Тем не менее я был удовлетворен. Чтобы попасть в цель, нужно выстрелить, чтобы убить — нужно начать охоту.
Неподалеку от публичной библиотеки — стоит только завернуть за угол — есть очень неплохой уютный отель под названием «Брайан-парк». Остановившись перед ним, я вдруг подумал, что идти мне все равно некуда, а в этом отеле можно было спрятаться на ночь или две. Дежурный клерк, к которому я обратился, сказал, что свободные номера есть, и поинтересовался, где мои вещи. Я ответил чистую правду, сказав, что никаких вещей у меня нет.
— У меня была поздняя встреча в офисе, — добавил я. — А завтра утром — еще одни переговоры.
В ответ клерк только пожал плечами и вручил мне ключи. Несколько минут спустя я уже стоял у окна в своем номере и смотрел на улицу, по которой сновали машины. После разговора с Татхиллом я окончательно решил не заявлять в полицию о разгромленной квартире. Если Дэн пронюхает о чем-то подобном, он тотчас откажется от своего предложения, и я останусь ни с чем. Законники, которые нарушают законы, в конце концов оказываются без работы — это неписаное правило я знал твердо. Нет, придется мне решать эту проблему самому — вилять, хитрить, выкручиваться, но только не обращаться к властям. Люди Г. Д. нашли Поппи — это минус. Плюс то, что завтра в Нью-Йорк приедет Марта Хэллок. Я отведу ее в стейкхаус и заодно попытаюсь еще раз поговорить с Элисон. Что касается Джея, то…
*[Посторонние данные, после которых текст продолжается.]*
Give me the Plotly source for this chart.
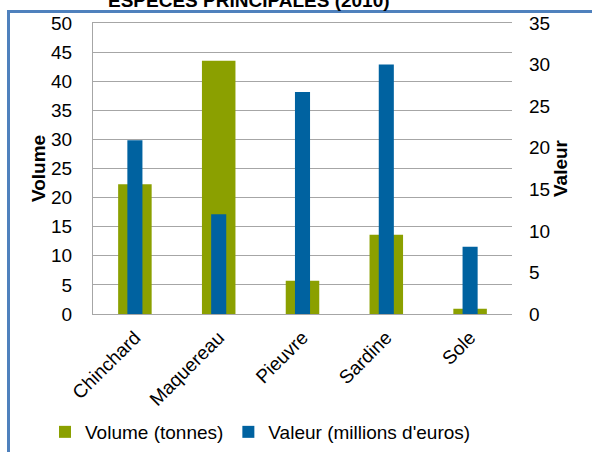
import plotly.graph_objects as go

categories = ["Chinchard", "Maquereau", "Pieuvre", "Sardine", "Sole"]
volume = [22.3, 43.5, 5.7, 13.6, 0.9]
valeur = [20.9, 12.0, 26.7, 30.0, 8.1]

GREEN = "#8BA000"
BLUE = "#0062A0"
FONT = "Liberation Sans, Arial, sans-serif"
FS = 19

fig = go.Figure()
fig.add_trace(go.Bar(x=categories, y=volume, name="Volume (tonnes)",
                     marker=dict(color=GREEN, line=dict(width=0)), width=0.4, yaxis="y"))
fig.add_trace(go.Bar(x=categories, y=valeur, name="Valeur (millions d'euros)",
                     marker=dict(color=BLUE, line=dict(width=0)), width=0.18, yaxis="y2"))

L, R, T, B = 93, 80, 23, 138
W, H = 592, 452
pw, ph = W - L - R, H - T - B

def px(x):
    return (x - L) / pw

def py(y):
    return (H - B - y) / ph

fig.update_layout(
    width=W, height=H,
    margin=dict(l=L, r=R, t=T, b=B, autoexpand=False),
    paper_bgcolor="white", plot_bgcolor="white",
    barmode="overlay",
    font=dict(family=FONT, size=FS, color="#000000"),
    xaxis=dict(tickangle=-45, showline=True, linecolor="#A6A6A6", linewidth=1,
               mirror=True, ticks="", tickfont=dict(size=FS), automargin=False,
               ticklabelstandoff=4),
    yaxis=dict(range=[0, 50], dtick=5, showgrid=True, gridcolor="#A6A6A6", gridwidth=1,
               showline=True, linecolor="#A6A6A6", linewidth=1, zeroline=False,
               ticks="", tickfont=dict(size=FS), automargin=False, ticklabelstandoff=16,
               title=dict(text="<b>Volume</b>", font=dict(size=FS), standoff=0)),
    yaxis2=dict(range=[0, 35], dtick=5, overlaying="y", side="right", showgrid=False,
                zeroline=False, showline=False, ticks="", tickfont=dict(size=FS),
                automargin=False, ticklabelstandoff=16,
                title=dict(text="<b>Valeur</b>", font=dict(size=FS), standoff=0)),
    legend=dict(orientation="h", x=px(45), xanchor="left", y=py(432), yanchor="middle",
                font=dict(size=FS), itemwidth=30, traceorder="normal"),
    showlegend=True,
    shapes=[dict(type="rect", xref="paper", yref="paper",
                 x0=px(8.5), x1=px(620), y0=py(480), y1=py(11.5),
                 line=dict(color="#4F81BD", width=3), fillcolor="rgba(0,0,0,0)", layer="above")],
    annotations=[dict(text="<b>ESPECES PRINCIPALES (2010)</b>", xref="paper", yref="paper",
                      x=px(249), y=py(0), xanchor="center", yanchor="middle", showarrow=False,
                      font=dict(size=19, family=FONT))],
)

fig.write_html("out.html")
Я достал свой телефон и набрал номер его квартиры над гаражом. Трубку никто не брал, потом включился автоответчик. Никакого сообщения — только короткий сигнал, означающий начало записи. Я назвался, продиктовал свой новый номер телефона и повесил трубку. Джей мог быть где угодно. Он даже мог быть с Элисон. Возможно, впрочем, что как раз сейчас он лежал в своей кислородной камере и не слышал звонка. Если не считать приема лекарств, у Джея, похоже, не было никакого твердого расписания, никаких устоявшихся привычек, зная которые я мог бы попытаться его найти. Правда, его словно магнитом тянуло к Салли Коулз, но это вряд ли могло мне помочь.
Потом я вспомнил недописанное письмо Джея к отцу Салли, в нем он писал про какой-то хрящевой нарост у себя в ухе. Может, ко всему прочему, Джей еще и плохо слышит? А Салли?… Нет, это вряд ли. Если бы у нее были проблемы со слухом, она бы просто не смогла играть на пианино…
И тут я догадался, где можно найти Джея.